-- start --

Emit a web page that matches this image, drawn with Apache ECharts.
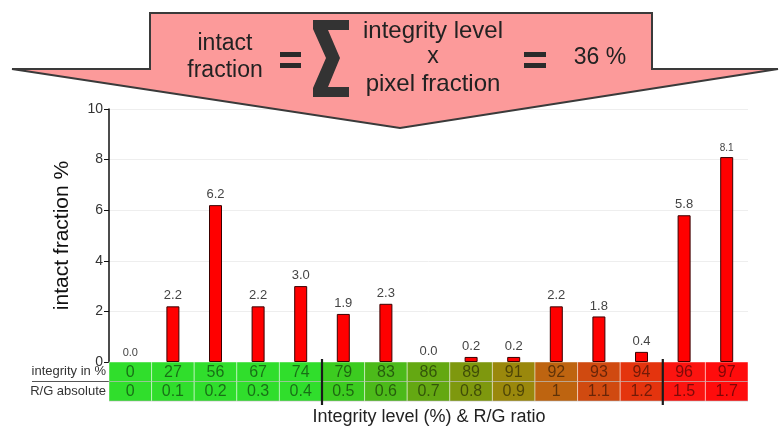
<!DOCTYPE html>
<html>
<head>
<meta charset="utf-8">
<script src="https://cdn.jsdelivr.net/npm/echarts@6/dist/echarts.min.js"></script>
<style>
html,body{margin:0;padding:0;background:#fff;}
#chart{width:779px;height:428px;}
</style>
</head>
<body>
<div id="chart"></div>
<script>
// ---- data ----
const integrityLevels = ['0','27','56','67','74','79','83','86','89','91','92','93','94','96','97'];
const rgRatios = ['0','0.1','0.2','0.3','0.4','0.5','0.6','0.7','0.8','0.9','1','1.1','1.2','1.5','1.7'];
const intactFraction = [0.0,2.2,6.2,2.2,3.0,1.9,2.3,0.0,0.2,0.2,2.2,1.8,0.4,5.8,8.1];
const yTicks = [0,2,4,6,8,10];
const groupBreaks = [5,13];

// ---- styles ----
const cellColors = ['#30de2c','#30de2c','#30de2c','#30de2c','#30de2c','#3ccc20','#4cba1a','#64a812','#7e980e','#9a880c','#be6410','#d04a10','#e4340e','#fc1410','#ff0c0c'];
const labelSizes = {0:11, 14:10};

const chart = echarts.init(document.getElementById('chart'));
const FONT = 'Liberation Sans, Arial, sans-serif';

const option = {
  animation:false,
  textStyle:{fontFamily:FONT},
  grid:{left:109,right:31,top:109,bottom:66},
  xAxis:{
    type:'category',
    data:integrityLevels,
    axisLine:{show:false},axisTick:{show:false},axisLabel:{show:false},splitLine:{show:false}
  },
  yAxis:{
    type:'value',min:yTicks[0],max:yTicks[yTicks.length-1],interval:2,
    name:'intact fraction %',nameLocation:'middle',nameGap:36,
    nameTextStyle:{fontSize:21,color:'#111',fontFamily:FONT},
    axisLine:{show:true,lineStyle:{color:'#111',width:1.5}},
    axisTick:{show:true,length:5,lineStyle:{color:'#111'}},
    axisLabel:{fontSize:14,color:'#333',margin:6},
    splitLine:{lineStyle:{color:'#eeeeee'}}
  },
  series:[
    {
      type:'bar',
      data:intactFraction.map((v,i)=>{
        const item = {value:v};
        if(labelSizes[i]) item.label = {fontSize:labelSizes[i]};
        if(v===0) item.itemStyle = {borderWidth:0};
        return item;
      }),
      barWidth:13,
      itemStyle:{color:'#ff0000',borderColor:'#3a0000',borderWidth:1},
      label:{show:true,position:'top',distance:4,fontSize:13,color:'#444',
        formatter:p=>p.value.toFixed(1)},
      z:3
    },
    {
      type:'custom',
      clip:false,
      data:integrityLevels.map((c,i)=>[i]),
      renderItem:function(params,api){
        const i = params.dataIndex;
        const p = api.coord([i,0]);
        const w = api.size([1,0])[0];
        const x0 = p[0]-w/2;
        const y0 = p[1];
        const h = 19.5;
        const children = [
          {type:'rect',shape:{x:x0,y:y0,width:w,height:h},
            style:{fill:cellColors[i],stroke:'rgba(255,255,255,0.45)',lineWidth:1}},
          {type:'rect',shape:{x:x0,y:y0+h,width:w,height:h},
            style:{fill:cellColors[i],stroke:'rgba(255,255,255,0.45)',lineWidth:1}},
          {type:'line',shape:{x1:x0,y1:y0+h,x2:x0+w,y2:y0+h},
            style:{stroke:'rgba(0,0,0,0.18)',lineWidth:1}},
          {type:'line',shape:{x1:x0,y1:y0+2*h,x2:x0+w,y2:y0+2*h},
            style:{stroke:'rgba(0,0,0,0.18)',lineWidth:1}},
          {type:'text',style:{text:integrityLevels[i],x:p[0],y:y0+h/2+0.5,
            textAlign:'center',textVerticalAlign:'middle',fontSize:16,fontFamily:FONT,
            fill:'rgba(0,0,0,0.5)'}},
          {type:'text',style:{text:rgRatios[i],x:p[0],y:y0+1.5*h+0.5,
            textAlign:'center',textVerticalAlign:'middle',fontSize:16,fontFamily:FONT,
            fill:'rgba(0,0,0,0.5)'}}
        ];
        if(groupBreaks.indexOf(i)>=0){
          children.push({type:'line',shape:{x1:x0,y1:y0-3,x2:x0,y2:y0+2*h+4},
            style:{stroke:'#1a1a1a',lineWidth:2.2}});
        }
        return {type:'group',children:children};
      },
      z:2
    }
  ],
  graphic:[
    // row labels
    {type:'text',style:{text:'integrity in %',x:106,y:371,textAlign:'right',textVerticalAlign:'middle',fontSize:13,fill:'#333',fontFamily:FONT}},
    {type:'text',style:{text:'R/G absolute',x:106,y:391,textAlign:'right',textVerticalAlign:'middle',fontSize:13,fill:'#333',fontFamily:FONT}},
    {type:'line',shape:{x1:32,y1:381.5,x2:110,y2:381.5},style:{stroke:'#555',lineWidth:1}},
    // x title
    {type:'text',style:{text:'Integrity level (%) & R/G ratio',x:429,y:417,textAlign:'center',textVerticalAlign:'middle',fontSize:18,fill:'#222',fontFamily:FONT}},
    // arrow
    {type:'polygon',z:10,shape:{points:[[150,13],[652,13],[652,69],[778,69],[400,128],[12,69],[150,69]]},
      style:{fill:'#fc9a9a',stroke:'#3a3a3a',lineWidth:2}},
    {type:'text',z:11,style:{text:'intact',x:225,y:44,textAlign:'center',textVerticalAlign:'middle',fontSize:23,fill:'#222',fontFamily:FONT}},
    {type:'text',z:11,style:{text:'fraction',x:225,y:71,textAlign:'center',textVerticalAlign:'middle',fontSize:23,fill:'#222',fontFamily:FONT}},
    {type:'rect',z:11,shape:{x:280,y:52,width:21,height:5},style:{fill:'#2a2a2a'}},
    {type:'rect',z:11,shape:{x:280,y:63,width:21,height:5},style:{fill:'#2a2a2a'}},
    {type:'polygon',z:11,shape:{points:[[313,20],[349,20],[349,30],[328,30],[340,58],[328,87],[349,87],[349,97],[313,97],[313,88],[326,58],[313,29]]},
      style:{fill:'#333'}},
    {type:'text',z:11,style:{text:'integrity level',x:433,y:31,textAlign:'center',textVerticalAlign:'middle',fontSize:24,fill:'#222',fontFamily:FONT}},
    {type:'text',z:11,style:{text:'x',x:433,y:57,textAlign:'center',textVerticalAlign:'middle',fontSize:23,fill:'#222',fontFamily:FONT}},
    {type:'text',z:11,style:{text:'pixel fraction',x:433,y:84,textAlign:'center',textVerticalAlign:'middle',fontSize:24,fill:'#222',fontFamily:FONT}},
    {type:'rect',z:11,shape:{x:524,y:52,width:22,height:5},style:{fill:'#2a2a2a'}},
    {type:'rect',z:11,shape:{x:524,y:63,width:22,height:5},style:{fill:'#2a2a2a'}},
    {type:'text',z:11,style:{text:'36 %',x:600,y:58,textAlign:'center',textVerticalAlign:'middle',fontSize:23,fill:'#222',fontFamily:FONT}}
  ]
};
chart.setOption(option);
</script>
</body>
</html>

-- end --

| Your objective |
Reproduce the whole listing exactly, but not the images in it.

| Correct result |
Emit a web page that matches this image, drawn with Apache ECharts.
<!DOCTYPE html>
<html>
<head>
<meta charset="utf-8">
<script src="https://cdn.jsdelivr.net/npm/echarts@6/dist/echarts.min.js"></script>
<style>
html,body{margin:0;padding:0;background:#fff;}
#chart{width:779px;height:428px;}
</style>
</head>
<body>
<div id="chart"></div>
<script>
// ---- data ----
const integrityLevels = ['0','27','56','67','74','79','83','86','89','91','92','93','94','96','97'];
const rgRatios = ['0','0.1','0.2','0.3','0.4','0.5','0.6','0.7','0.8','0.9','1','1.1','1.2','1.5','1.7'];
const intactFraction = [0.0,2.2,6.2,2.2,3.0,1.9,2.3,0.0,0.2,0.2,2.2,1.8,0.4,5.8,8.1];
const yTicks = [0,2,4,6,8,10];
const groupBreaks = [5,13];

// ---- styles ----
const cellColors = ['#30de2c','#30de2c','#30de2c','#30de2c','#30de2c','#3ccc20','#4cba1a','#64a812','#7e980e','#9a880c','#be6410','#d04a10','#e4340e','#fc1410','#ff0c0c'];
const labelSizes = {0:11, 14:10};

const chart = echarts.init(document.getElementById('chart'));
const FONT = 'Liberation Sans, Arial, sans-serif';

const option = {
  animation:false,
  textStyle:{fontFamily:FONT},
  grid:{left:109,right:31,top:109,bottom:66},
  xAxis:{
    type:'category',
    data:integrityLevels,
    axisLine:{show:false},axisTick:{show:false},axisLabel:{show:false},splitLine:{show:false}
  },
  yAxis:{
    type:'value',min:yTicks[0],max:yTicks[yTicks.length-1],interval:2,
    name:'intact fraction %',nameLocation:'middle',nameGap:36,
    nameTextStyle:{fontSize:21,color:'#111',fontFamily:FONT},
    axisLine:{show:true,lineStyle:{color:'#111',width:1.5}},
    axisTick:{show:true,length:5,lineStyle:{color:'#111'}},
    axisLabel:{fontSize:14,color:'#333',margin:6},
    splitLine:{lineStyle:{color:'#eeeeee'}}
  },
  series:[
    {
      type:'bar',
      data:intactFraction.map((v,i)=>{
        const item = {value:v};
        if(labelSizes[i]) item.label = {fontSize:labelSizes[i]};
        if(v===0) item.itemStyle = {borderWidth:0};
        return item;
      }),
      barWidth:13,
      itemStyle:{color:'#ff0000',borderColor:'#3a0000',borderWidth:1},
      label:{show:true,position:'top',distance:4,fontSize:13,color:'#444',
        formatter:p=>p.value.toFixed(1)},
      z:3
    },
    {
      type:'custom',
      clip:false,
      data:integrityLevels.map((c,i)=>[i]),
      renderItem:function(params,api){
        const i = params.dataIndex;
        const p = api.coord([i,0]);
        const w = api.size([1,0])[0];
        const x0 = p[0]-w/2;
        const y0 = p[1];
        const h = 19.5;
        const children = [
          {type:'rect',shape:{x:x0,y:y0,width:w,height:h},
            style:{fill:cellColors[i],stroke:'rgba(255,255,255,0.45)',lineWidth:1}},
          {type:'rect',shape:{x:x0,y:y0+h,width:w,height:h},
            style:{fill:cellColors[i],stroke:'rgba(255,255,255,0.45)',lineWidth:1}},
          {type:'line',shape:{x1:x0,y1:y0+h,x2:x0+w,y2:y0+h},
            style:{stroke:'rgba(0,0,0,0.18)',lineWidth:1}},
          {type:'line',shape:{x1:x0,y1:y0+2*h,x2:x0+w,y2:y0+2*h},
            style:{stroke:'rgba(0,0,0,0.18)',lineWidth:1}},
          {type:'text',style:{text:integrityLevels[i],x:p[0],y:y0+h/2+0.5,
            textAlign:'center',textVerticalAlign:'middle',fontSize:16,fontFamily:FONT,
            fill:'rgba(0,0,0,0.5)'}},
          {type:'text',style:{text:rgRatios[i],x:p[0],y:y0+1.5*h+0.5,
            textAlign:'center',textVerticalAlign:'middle',fontSize:16,fontFamily:FONT,
            fill:'rgba(0,0,0,0.5)'}}
        ];
        if(groupBreaks.indexOf(i)>=0){
          children.push({type:'line',shape:{x1:x0,y1:y0-3,x2:x0,y2:y0+2*h+4},
            style:{stroke:'#1a1a1a',lineWidth:2.2}});
        }
        return {type:'group',children:children};
      },
      z:2
    }
  ],
  graphic:[
    // row labels
    {type:'text',style:{text:'integrity in %',x:106,y:371,textAlign:'right',textVerticalAlign:'middle',fontSize:13,fill:'#333',fontFamily:FONT}},
    {type:'text',style:{text:'R/G absolute',x:106,y:391,textAlign:'right',textVerticalAlign:'middle',fontSize:13,fill:'#333',fontFamily:FONT}},
    {type:'line',shape:{x1:32,y1:381.5,x2:110,y2:381.5},style:{stroke:'#555',lineWidth:1}},
    // x title
    {type:'text',style:{text:'Integrity level (%) & R/G ratio',x:429,y:417,textAlign:'center',textVerticalAlign:'middle',fontSize:18,fill:'#222',fontFamily:FONT}},
    // arrow
    {type:'polygon',z:10,shape:{points:[[150,13],[652,13],[652,69],[778,69],[400,128],[12,69],[150,69]]},
      style:{fill:'#fc9a9a',stroke:'#3a3a3a',lineWidth:2}},
    {type:'text',z:11,style:{text:'intact',x:225,y:44,textAlign:'center',textVerticalAlign:'middle',fontSize:23,fill:'#222',fontFamily:FONT}},
    {type:'text',z:11,style:{text:'fraction',x:225,y:71,textAlign:'center',textVerticalAlign:'middle',fontSize:23,fill:'#222',fontFamily:FONT}},
    {type:'rect',z:11,shape:{x:280,y:52,width:21,height:5},style:{fill:'#2a2a2a'}},
    {type:'rect',z:11,shape:{x:280,y:63,width:21,height:5},style:{fill:'#2a2a2a'}},
    {type:'polygon',z:11,shape:{points:[[313,20],[349,20],[349,30],[328,30],[340,58],[328,87],[349,87],[349,97],[313,97],[313,88],[326,58],[313,29]]},
      style:{fill:'#333'}},
    {type:'text',z:11,style:{text:'integrity level',x:433,y:31,textAlign:'center',textVerticalAlign:'middle',fontSize:24,fill:'#222',fontFamily:FONT}},
    {type:'text',z:11,style:{text:'x',x:433,y:57,textAlign:'center',textVerticalAlign:'middle',fontSize:23,fill:'#222',fontFamily:FONT}},
    {type:'text',z:11,style:{text:'pixel fraction',x:433,y:84,textAlign:'center',textVerticalAlign:'middle',fontSize:24,fill:'#222',fontFamily:FONT}},
    {type:'rect',z:11,shape:{x:524,y:52,width:22,height:5},style:{fill:'#2a2a2a'}},
    {type:'rect',z:11,shape:{x:524,y:63,width:22,height:5},style:{fill:'#2a2a2a'}},
    {type:'text',z:11,style:{text:'36 %',x:600,y:58,textAlign:'center',textVerticalAlign:'middle',fontSize:23,fill:'#222',fontFamily:FONT}}
  ]
};
chart.setOption(option);
</script>
</body>
</html>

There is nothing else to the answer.